Pictures are not part of the copy. Give again exactly the lines from the one with "Rebuild this chart" to the one with "pw, ph = PR - PL, PB - PT", inclusive.
☆ ☆ ☆ ☆ ☆ ☆ ☆
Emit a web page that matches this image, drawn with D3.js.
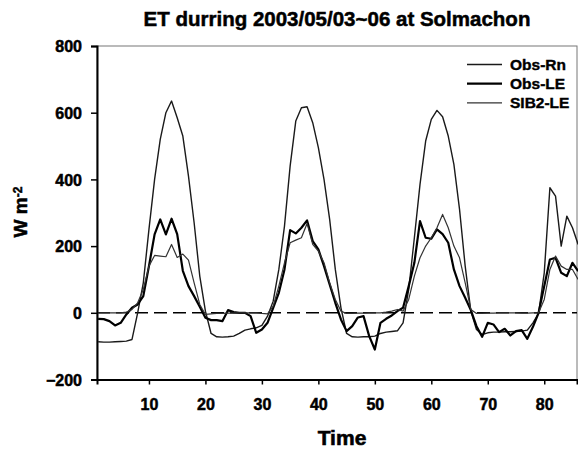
<!DOCTYPE html>
<html>
<head>
<meta charset="utf-8">
<script src="https://cdn.jsdelivr.net/npm/d3@7"></script>
<style>
  body { margin: 0; background: #fff; }
  text { font-family: "Liberation Sans", Arial, sans-serif; font-weight: bold; }
</style>
</head>
<body>
<svg id="chart"></svg>
<script>
// hourly values, time 1..86
const time = d3.range(1, 87);
const obsRn = [-87, -88, -88, -87, -86, -85, -80, 0, 90, 250, 400, 520, 600, 635, 585, 530, 410, 270, 110, 5,
  -62, -72, -73, -72, -70, -62, -52, -48, -45, -38, -10, 35, 130, 260, 440, 575, 615, 618, 570, 495,
  400, 280, 130, 15, -62, -72, -73, -72, -72, -70, -62, -58, -56, -54, -30, 70, 225, 385, 515, 580,
  607, 588, 530, 445, 310, 140, 5, -50, -65, -60, -58, -58, -57, -57, -56, -55, -52, -30, -2, 120,
  375, 350, 200, 290, 255, 205];
const obsLE = [-18, -19, -25, -38, -30, -5, 15, 25, 50, 140, 235, 280, 235, 282, 236, 126, 80, 50, 18, -15,
  -22, -22, -25, 8, 2, 0, 0, -10, -60, -50, -30, 15, 60, 130, 248, 238, 255, 277, 215, 190,
  140, 85, 30, -20, -55, -40, -14, -10, -70, -110, -30, -18, -8, 5, 15, 80, 150, 275, 225, 222,
  250, 236, 210, 130, 80, 45, 8, -40, -72, -30, -35, -58, -48, -68, -55, -52, -78, -42, 0, 80,
  160, 165, 120, 110, 150, 125];
const sib2LE = [0, 0, 0, 0, 0, 2, 10, 30, 70, 140, 172, 170, 168, 205, 166, 176, 158, 90, 25, -5,
  -3, -2, -2, -1, -1, 0, 0, 0, 0, -2, -3, 20, 80, 150, 210, 218, 225, 268, 205, 185,
  150, 90, 40, 5, -2, -2, -1, -1, 0, 0, 0, 2, 5, 10, 5, 40, 110, 165, 200, 225,
  255, 295, 255, 200, 165, 90, 10, -2, -2, -1, -1, 0, 0, 0, 0, -1, -1, 0, 0, 40,
  130, 170, 140, 130, 130, 100];
const seriesNames = ["Obs-Rn", "Obs-LE", "SIB2-LE"];
const xTicks = [10, 20, 30, 40, 50, 60, 70, 80];
const yTicks = [-200, 0, 200, 400, 600, 800];

const W = 578, H = 450;
const svg = d3.select("#chart").attr("width", W).attr("height", H);

const x = d3.scaleLinear().domain([0.8, 85.8]).range([97, 577]);
const y = d3.scaleLinear().domain([-200, 800]).range([379.5, 46]);

// frame
svg.append("rect")
  .attr("x", 97).attr("y", 46).attr("width", 480).attr("height", 333.5)
  .attr("fill", "none").attr("stroke", "#777").attr("stroke-width", 1);

const xAxis = svg.append("g")
  .attr("transform", `translate(0,${y(-200)})`)
  .call(d3.axisBottom(x).tickValues(xTicks).tickSize(5).tickPadding(14));
const yAxis = svg.append("g")
  .attr("transform", `translate(${x.range()[0]},0)`)
  .call(d3.axisLeft(y).tickValues(yTicks).tickSize(6).tickPadding(9));

[xAxis, yAxis].forEach(g => {
  g.select(".domain").attr("stroke", "#000").attr("stroke-width", 2);
  g.selectAll(".tick line").attr("stroke", "#000").attr("stroke-width", 1.5);
  g.selectAll(".tick text").attr("fill", "#000").attr("stroke", "#000").attr("stroke-width", 0.5)
    .style("font-size", "16px")
    .style("font-family", "'Liberation Sans', Arial, sans-serif").style("font-weight", "bold");
});
yAxis.selectAll(".tick text").attr("dy", "0.35em");

// zero line
svg.append("line")
  .attr("x1", x.range()[0]).attr("x2", x.range()[1])
  .attr("y1", y(0)).attr("y2", y(0))
  .attr("stroke", "#000").attr("stroke-width", 1.6).attr("stroke-dasharray", "13,6");

const line = d3.line().x((d, i) => x(time[i])).y(d => y(d));
const styles = [
  { data: obsRn, color: "#1a1a1a", width: 1.4 },
  { data: obsLE, color: "#000", width: 2.2 },
  { data: sib2LE, color: "#333", width: 1.2 }
];
styles.forEach(s => {
  svg.append("path").datum(s.data)
    .attr("d", line)
    .attr("fill", "none").attr("stroke", s.color).attr("stroke-width", s.width)
    .attr("stroke-linejoin", "round");
});

// legend
const leg = svg.append("g");
seriesNames.forEach((name, i) => {
  const ly = 64.5 + i * 19.2;
  leg.append("line").attr("x1", 467).attr("x2", 502).attr("y1", ly).attr("y2", ly)
    .attr("stroke", styles[i].color).attr("stroke-width", styles[i].width);
  leg.append("text").attr("x", 510).attr("y", ly).attr("dy", "0.35em")
    .attr("stroke", "#000").attr("stroke-width", 0.4)
    .style("font-size", "15.5px").text(name);
});

// titles
svg.append("text").attr("x", 337).attr("y", 26).attr("text-anchor", "middle")
  .attr("stroke", "#000").attr("stroke-width", 0.5)
  .style("font-size", "20.5px").text("ET durring 2003/05/03~06 at Solmachon");
svg.append("text").attr("x", 342).attr("y", 445).attr("text-anchor", "middle")
  .attr("stroke", "#000").attr("stroke-width", 0.6)
  .style("font-size", "21px").text("Time");
const yl = svg.append("text").attr("transform", "translate(27,212) rotate(-90)")
  .attr("text-anchor", "middle").attr("stroke", "#000").attr("stroke-width", 0.5)
  .style("font-size", "19px");
yl.append("tspan").text("W m");
yl.append("tspan").attr("dy", "-0.45em").style("font-size", "12px").text("-2");
</script>
</body>
</html>
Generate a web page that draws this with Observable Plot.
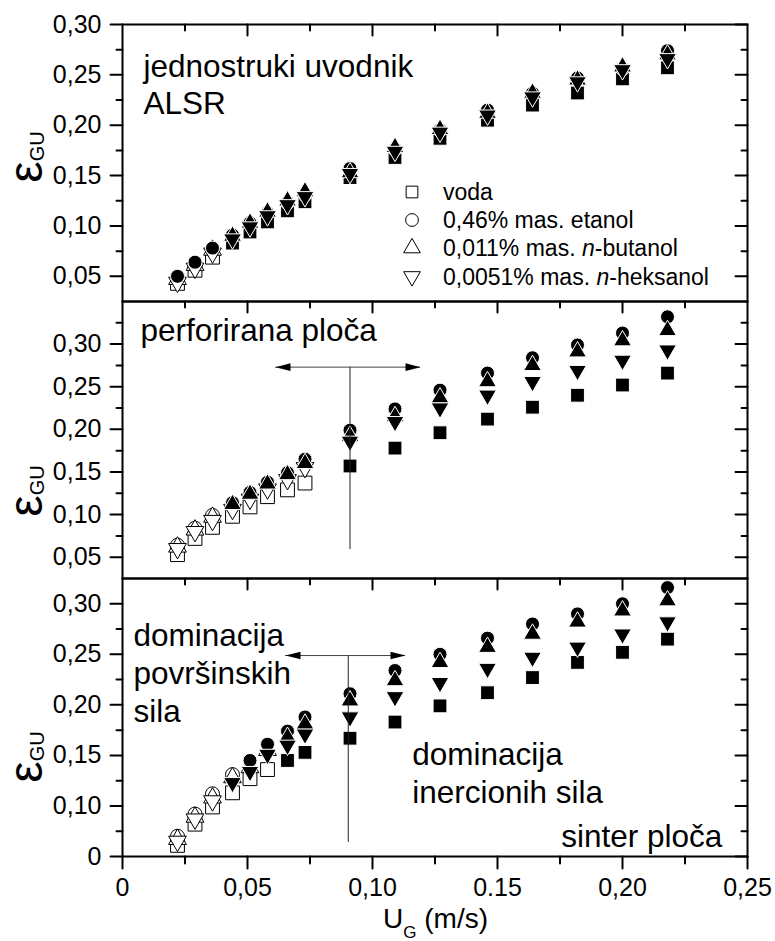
<!DOCTYPE html>
<html><head><meta charset="utf-8">
<script src="https://cdn.jsdelivr.net/npm/d3@7"></script>
<script src="https://cdn.jsdelivr.net/npm/@observablehq/plot@0.6"></script>
<style>
html,body{margin:0;padding:0;background:#fff;}
#wrap{position:relative;width:775px;height:941px;overflow:hidden;font-family:"Liberation Sans",Arial,sans-serif;}
#wrap svg{position:absolute;left:0;overflow:visible;background:transparent;}
</style></head><body><div id="wrap"></div>
<script>
// ---- data ----
const ug = [0.022,0.029,0.036,0.044,0.051,0.058,0.066,0.073,0.091,0.109,0.127,0.146,0.164,0.182,0.200,0.218];
const seriesKeys = ["voda","etanol","butanol","heksanol"];
const legendParts = [
  [["voda",false]],
  [["0,46% mas. etanol",false]],
  [["0,011% mas. ",false],["n",true],["-butanol",false]],
  [["0,0051% mas. ",false],["n",true],["-heksanol",false]]
];
// panel 1: jednostruki uvodnik ALSR
const p1Voda     = [0.043,0.056,0.069,0.083,0.094,0.104,0.115,0.124,0.148,0.168,0.187,0.205,0.220,0.232,0.246,0.257];
const p1Etanol   = [0.050,0.064,0.078,0.091,0.103,0.113,0.123,0.131,0.157,0.176,0.195,0.215,0.232,0.247,0.256,0.274];
const p1Butanol  = [0.047,0.061,0.076,0.090,0.103,0.114,0.125,0.134,0.153,0.178,0.196,0.212,0.232,0.245,0.258,0.270];
const p1Heksanol = [0.044,0.058,0.073,0.087,0.099,0.110,0.121,0.129,0.152,0.174,0.193,0.210,0.228,0.243,0.255,0.266];
// panel 2: perforirana ploča
const p2Voda     = [0.053,0.072,0.085,0.098,0.109,0.121,0.129,0.137,0.157,0.178,0.196,0.212,0.226,0.240,0.252,0.266];
const p2Etanol   = [0.064,0.084,0.099,0.114,0.126,0.138,0.149,0.165,0.199,0.224,0.246,0.266,0.284,0.299,0.313,0.332];
const p2Butanol  = [0.062,0.082,0.097,0.112,0.124,0.136,0.147,0.160,0.192,0.215,0.237,0.256,0.275,0.291,0.304,0.316];
const p2Heksanol = [0.060,0.080,0.093,0.106,0.118,0.130,0.141,0.155,0.186,0.209,0.225,0.240,0.256,0.269,0.281,0.293];
// panel 3: sinter ploča
const p3Voda     = [0.061,0.082,0.099,0.113,0.127,0.136,0.145,0.153,0.167,0.183,0.199,0.212,0.227,0.242,0.252,0.265];
const p3Etanol   = [0.070,0.092,0.112,0.131,0.145,0.161,0.174,0.188,0.211,0.234,0.250,0.266,0.280,0.290,0.300,0.316];
const p3Butanol  = [0.067,0.089,0.108,0.128,0.138,0.155,0.168,0.181,0.204,0.224,0.242,0.257,0.270,0.282,0.293,0.303];
const p3Heksanol = [0.065,0.087,0.105,0.123,0.134,0.151,0.160,0.171,0.188,0.208,0.222,0.236,0.247,0.257,0.270,0.282];
// number of leading (low U_G) points drawn hollow, per series
const p1Hollow = [3,0,3,3];
const p2Hollow = [8,3,3,8];
const p3Hollow = [6,4,6,3];
// axes
const xMajor = [0,0.05,0.10,0.15,0.20,0.25];
const xLabels = ["0","0,05","0,10","0.15","0,20","0,25"];
const xMinor = [0.025,0.075,0.125,0.175,0.225];
const p1Domain = [0.025,0.30];
const p1Major = [0.05,0.10,0.15,0.20,0.25,0.30];
const p1Labels = ["0,05","0,10","0,15","0,20","0,25","0,30"];
const p1Minor = [0.075,0.125,0.175,0.225,0.275];
const p2Domain = [0.025,0.35];
const p2Major = [0.05,0.10,0.15,0.20,0.25,0.30];
const p2Labels = ["0,05","0,10","0,15","0,20","0,25","0,30"];
const p2Minor = [0.075,0.125,0.175,0.225,0.275,0.325];
const p3Domain = [0.05,0.325];
const p3Major = [0.05,0.10,0.15,0.20,0.25,0.30];
const p3Labels = ["0","0,10","0,15","0,20","0,25","0,30"];
const p3Minor = [0.075,0.125,0.175,0.225,0.275];
// annotations (data coordinates)
const p1Notes = [{x:0.0084,y:0.2749,text:"jednostruki uvodnik\nALSR",anchor:"start"}];
const p2Notes = [{x:0.0072,y:0.3348,text:"perforirana ploča",anchor:"start"}];
const p3Notes = [
  {x:0.0044,y:0.2844,text:"dominacija\npovršinskih\nsila",anchor:"start"},
  {x:0.1159,y:0.1673,text:"dominacija\ninercionih sila",anchor:"start"},
  {x:0.2399,y:0.0864,text:"sinter ploča",anchor:"end"}
];
const p2Arrow = [{x:0.091,yTop:0.273,yBottom:0.059,xLeft:0.0612,xRight:0.1192}];
const p3Arrow = [{x:0.0903,yTop:0.2488,yBottom:0.0639,xLeft:0.0652,xRight:0.1132}];

// ---- symbols ----
const sqrt3 = Math.sqrt(3);
const triDown = {draw(c, size){const y=-Math.sqrt(size/(sqrt3*3)); c.moveTo(0,-y*2); c.lineTo(-sqrt3*y,y); c.lineTo(sqrt3*y,y); c.closePath();}};
const headRight = {draw(c){c.moveTo(0,0); c.lineTo(-15,-3.8); c.lineTo(-15,3.8); c.closePath();}};
const headLeft = {draw(c){c.moveTo(0,0); c.lineTo(15,-3.8); c.lineTo(15,3.8); c.closePath();}};
const tickShape = {draw(c,l){c.moveTo(0,0); c.lineTo(0,-l);}};
const symbols = {voda:{s:"square",r:7.8}, etanol:{s:"circle",r:7}, butanol:{s:"triangle",r:6.6}, heksanol:{s:triDown,r:6.6}};

function rows(vals, hollow){ return ug.map((x,i)=>({x, y:vals[i], filled: i>=hollow})); }

function panel(cfg){
  const marks = [];
  // hollow (bubbly-regime) points first, filled points drawn over them
  for (const filled of [false,true]) {
    cfg.series.forEach((vals,k)=>{
      const key = seriesKeys[k];
      marks.push(Plot.dot(rows(vals,cfg.hollow[k]).filter(d=>d.filled===filled),{x:"x",y:"y",symbol:symbols[key].s,r:symbols[key].r,
        fill:filled?"black":"white", stroke:filled?"white":"black", strokeWidth:1}));
    });
  }
  if (cfg.arrow){
    marks.push(Plot.ruleX(cfg.arrow,{x:"x",y1:"yTop",y2:"yBottom",stroke:"#222",strokeWidth:1}));
    marks.push(Plot.ruleY(cfg.arrow,{y:"yTop",x1:"xLeft",x2:"xRight",stroke:"#444",strokeWidth:1}));
    marks.push(Plot.dot(cfg.arrow,{x:"xLeft",y:"yTop",symbol:headLeft,fill:"black",stroke:"none"}));
    marks.push(Plot.dot(cfg.arrow,{x:"xRight",y:"yTop",symbol:headRight,fill:"black",stroke:"none"}));
  }
  for (const anchor of ["start","end"]) {
    marks.push(Plot.text(cfg.notes.filter(d=>d.anchor===anchor),{x:"x",y:"y",text:"text",textAnchor:anchor,lineAnchor:"top",fontSize:31.5,lineHeight:1.2,fill:"black"}));
  }
  // y ticks: left outward, right inward
  const tk = {shape:tickShape, anchor:"start", stroke:"black", strokeWidth:2};
  marks.push(Plot.vector(cfg.major,{y:d=>d,frameAnchor:"left",rotate:-90,length:12,...tk}));
  marks.push(Plot.vector(cfg.minor,{y:d=>d,frameAnchor:"left",rotate:-90,length:6,...tk}));
  marks.push(Plot.vector(cfg.major,{y:d=>d,frameAnchor:"right",rotate:-90,length:12,...tk}));
  marks.push(Plot.vector(cfg.minor,{y:d=>d,frameAnchor:"right",rotate:-90,length:6,...tk}));
  // x ticks on top, inward
  marks.push(Plot.vector(xMajor.slice(1,-1),{x:d=>d,frameAnchor:"top",rotate:180,length:11,...tk}));
  marks.push(Plot.vector(xMinor,{x:d=>d,frameAnchor:"top",rotate:180,length:6,...tk}));
  marks.push(Plot.text(cfg.major,{y:d=>d,text:(d,i)=>cfg.labels[i],frameAnchor:"left",textAnchor:"end",dx:-21,fontSize:25,fill:"black"}));
  if (cfg.bottomAxis){
    marks.push(Plot.vector(xMajor,{x:d=>d,frameAnchor:"bottom",rotate:180,length:12,...tk}));
    marks.push(Plot.vector(xMinor,{x:d=>d,frameAnchor:"bottom",rotate:180,length:7,...tk}));
    marks.push(Plot.text(xMajor,{x:d=>d,text:(d,i)=>xLabels[i],frameAnchor:"bottom",lineAnchor:"top",dy:22,fontSize:25,fill:"black"}));
  }
  marks.push(Plot.frame({stroke:"black",strokeWidth:2}));
  const svg = Plot.plot({
    width:775, height:cfg.height, marginLeft:122, marginRight:28, marginTop:cfg.mt, marginBottom:cfg.mb,
    x:{domain:[0,0.25], axis:null}, y:{domain:cfg.domain, axis:null},
    style:{background:"transparent", fontFamily:"Liberation Sans, Arial, sans-serif", overflow:"visible"},
    marks
  });
  svg.style.top = cfg.top + "px";
  document.getElementById("wrap").appendChild(svg);
}

panel({top:0,height:301,mt:24,mb:0,domain:p1Domain,major:p1Major,labels:p1Labels,minor:p1Minor,
  series:[p1Voda,p1Etanol,p1Butanol,p1Heksanol],hollow:p1Hollow,notes:p1Notes});
panel({top:301,height:277,mt:0,mb:0,domain:p2Domain,major:p2Major,labels:p2Labels,minor:p2Minor,
  series:[p2Voda,p2Etanol,p2Butanol,p2Heksanol],hollow:p2Hollow,notes:p2Notes,arrow:p2Arrow});
panel({top:578,height:363,mt:0,mb:85,domain:p3Domain,major:p3Major,labels:p3Labels,minor:p3Minor,
  series:[p3Voda,p3Etanol,p3Butanol,p3Heksanol],hollow:p3Hollow,notes:p3Notes,arrow:p3Arrow,bottomAxis:true});

// ---- overlay: axis titles and legend ----
const ov = d3.select("#wrap").append("svg").attr("width",775).attr("height",941)
  .style("top","0px").style("pointer-events","none")
  .attr("font-family","Liberation Sans, Arial, sans-serif");
[157,491,757].forEach(cy=>{
  const t = ov.append("text").attr("transform",`translate(42,${cy}) rotate(-90)`).attr("text-anchor","middle");
  t.append("tspan").attr("font-size",48).text("ε");
  t.append("tspan").attr("font-size",20).attr("dy",2).text("GU");
});
const xl = ov.append("text").attr("x",383).attr("y",928);
xl.append("tspan").attr("font-size",28).text("U");
xl.append("tspan").attr("font-size",17).attr("dy",10).text("G");
xl.append("tspan").attr("font-size",28).attr("dy",-10).text(" (m/s)");

const legY = [192,220,248,276.5];
const legSym = [d3.symbolSquare, d3.symbolCircle, d3.symbolTriangle, triDown];
const legR = [6.6,6.4,6.2,6.2];
legendParts.forEach((parts,i)=>{
  ov.append("path").attr("transform",`translate(412,${legY[i]})`)
    .attr("d",d3.symbol(legSym[i], Math.PI*legR[i]*legR[i])())
    .attr("fill","white").attr("stroke","black").attr("stroke-width",1);
  const t = ov.append("text").attr("x",443).attr("y",legY[i]+8.3).attr("font-size",23);
  parts.forEach(([s,it])=>{ const ts=t.append("tspan").text(s); if(it) ts.attr("font-style","italic"); });
});
</script></body></html>
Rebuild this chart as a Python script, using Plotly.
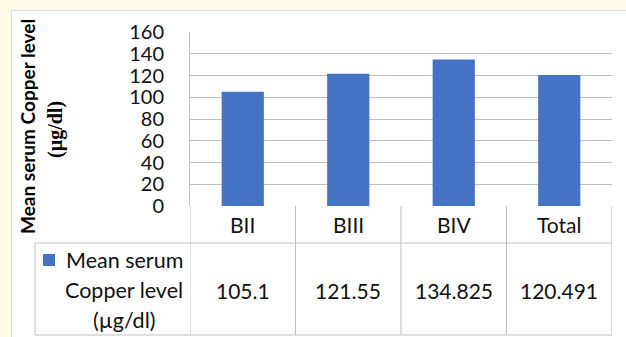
import plotly.graph_objects as go

# ---- data ----
categories = ["BII", "BIII", "BIV", "Total"]
values = [105.1, 121.55, 134.825, 120.491]
value_labels = ["105.1", "121.55", "134.825", "120.491"]
series_lines = ["Mean serum", "Copper level", "(µg/dl)"]
y_ticks = [0, 20, 40, 60, 80, 100, 120, 140, 160]
y_title_1 = "Mean serum Copper level"
y_title_2 = "(µg/dl)"

# ---- geometry (pixels) ----
W, H = 626, 337
PL, PR, PT, PB = 190, 612, 32, 206   # plot area
pw, ph = PR - PL, PB - PT

def px(x):
    return (x - PL) / pw

def py(y):
    return (PB - y) / ph

BAR = "#4472C4"
LINE = "#BFBFBF"
FONT = "Lato"
TXT = "#111"

fig = go.Figure()
fig.add_trace(go.Bar(x=categories, y=values, marker=dict(color=BAR, line=dict(width=0)),
                     width=0.4, showlegend=False, hoverinfo="skip"))

shapes = []
# chart area (white with light border)
shapes.append(dict(type="rect", xref="paper", yref="paper", x0=px(11.5), x1=px(640),
                   y0=py(10.5), y1=py(350), fillcolor="white",
                   line=dict(color="#D9D9D9", width=1), layer="below"))
# table horizontal lines
for yy in (243, 335):
    shapes.append(dict(type="line", xref="paper", yref="paper", x0=px(35), x1=px(PR),
                       y0=py(yy), y1=py(yy), line=dict(color=LINE, width=1)))
# legend cell left border
shapes.append(dict(type="line", xref="paper", yref="paper", x0=px(35), x1=px(35),
                   y0=py(243), y1=py(335), line=dict(color=LINE, width=1)))
# category separators
for k in range(len(categories) + 1):
    shapes.append(dict(type="line", xref="x", yref="paper", x0=k - 0.5, x1=k - 0.5,
                       y0=py(206), y1=py(335), line=dict(color=LINE, width=1)))
# legend key
shapes.append(dict(type="rect", xref="paper", yref="paper", x0=px(43), x1=px(55),
                   y0=py(254), y1=py(266), fillcolor=BAR, line=dict(width=0)))

ann = []
for i, c in enumerate(categories):
    ann.append(dict(x=i, y=py(224), xref="x", yref="paper", text=c, showarrow=False,
                    xanchor="center", yanchor="middle", font=dict(family=FONT, size=21, color=TXT)))
    ann.append(dict(x=i, y=py(290), xref="x", yref="paper", text=value_labels[i], showarrow=False,
                    xanchor="center", yanchor="middle", font=dict(family=FONT, size=21, color=TXT)))
for j, t in enumerate(series_lines):
    ann.append(dict(x=px(124), y=py(260 + 30 * j), xref="paper", yref="paper", text=t,
                    showarrow=False, xanchor="center", yanchor="middle",
                    font=dict(family=FONT, size=21.5, color=TXT)))
# y-axis title
ann.append(dict(x=px(28), y=py(127), xref="paper", yref="paper", text="<b>" + y_title_1 + "</b>",
                textangle=-90, showarrow=False, xanchor="center", yanchor="middle",
                font=dict(family=FONT, size=19, color="black")))
ann.append(dict(x=px(55), y=py(130), xref="paper", yref="paper", text="<b>" + y_title_2 + "</b>",
                textangle=-90, showarrow=False, xanchor="center", yanchor="middle",
                font=dict(family="Liberation Serif", size=20, color="black")))

fig.update_layout(
    width=W, height=H,
    margin=dict(l=PL, r=W - PR, t=PT, b=H - PB, pad=0),
    paper_bgcolor="#FFFBE6", plot_bgcolor="white",
    shapes=shapes, annotations=ann,
    xaxis=dict(type="category", range=[-0.5, len(categories) - 0.5], showticklabels=False,
               showgrid=False, zeroline=False, showline=False, fixedrange=True),
    yaxis=dict(range=[0, 160], tickvals=y_ticks, ticktext=[str(v) for v in y_ticks],
               showgrid=True, gridcolor=LINE, gridwidth=1, zeroline=False,
               showline=True, linecolor=LINE, linewidth=1, ticks="",
               ticklabelstandoff=21, tickfont=dict(family=FONT, size=20, color=TXT)),
    bargap=0.6, showlegend=False,
)
fig.write_html("out.html")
☆ ☆ ☆ ☆ ☆ ☆ ☆
FULL ANSWER:
Rebuild this chart as a Python script, using Plotly.
import plotly.graph_objects as go

# ---- data ----
categories = ["BII", "BIII", "BIV", "Total"]
values = [105.1, 121.55, 134.825, 120.491]
value_labels = ["105.1", "121.55", "134.825", "120.491"]
series_lines = ["Mean serum", "Copper level", "(µg/dl)"]
y_ticks = [0, 20, 40, 60, 80, 100, 120, 140, 160]
y_title_1 = "Mean serum Copper level"
y_title_2 = "(µg/dl)"

# ---- geometry (pixels) ----
W, H = 626, 337
PL, PR, PT, PB = 190, 612, 32, 206   # plot area
pw, ph = PR - PL, PB - PT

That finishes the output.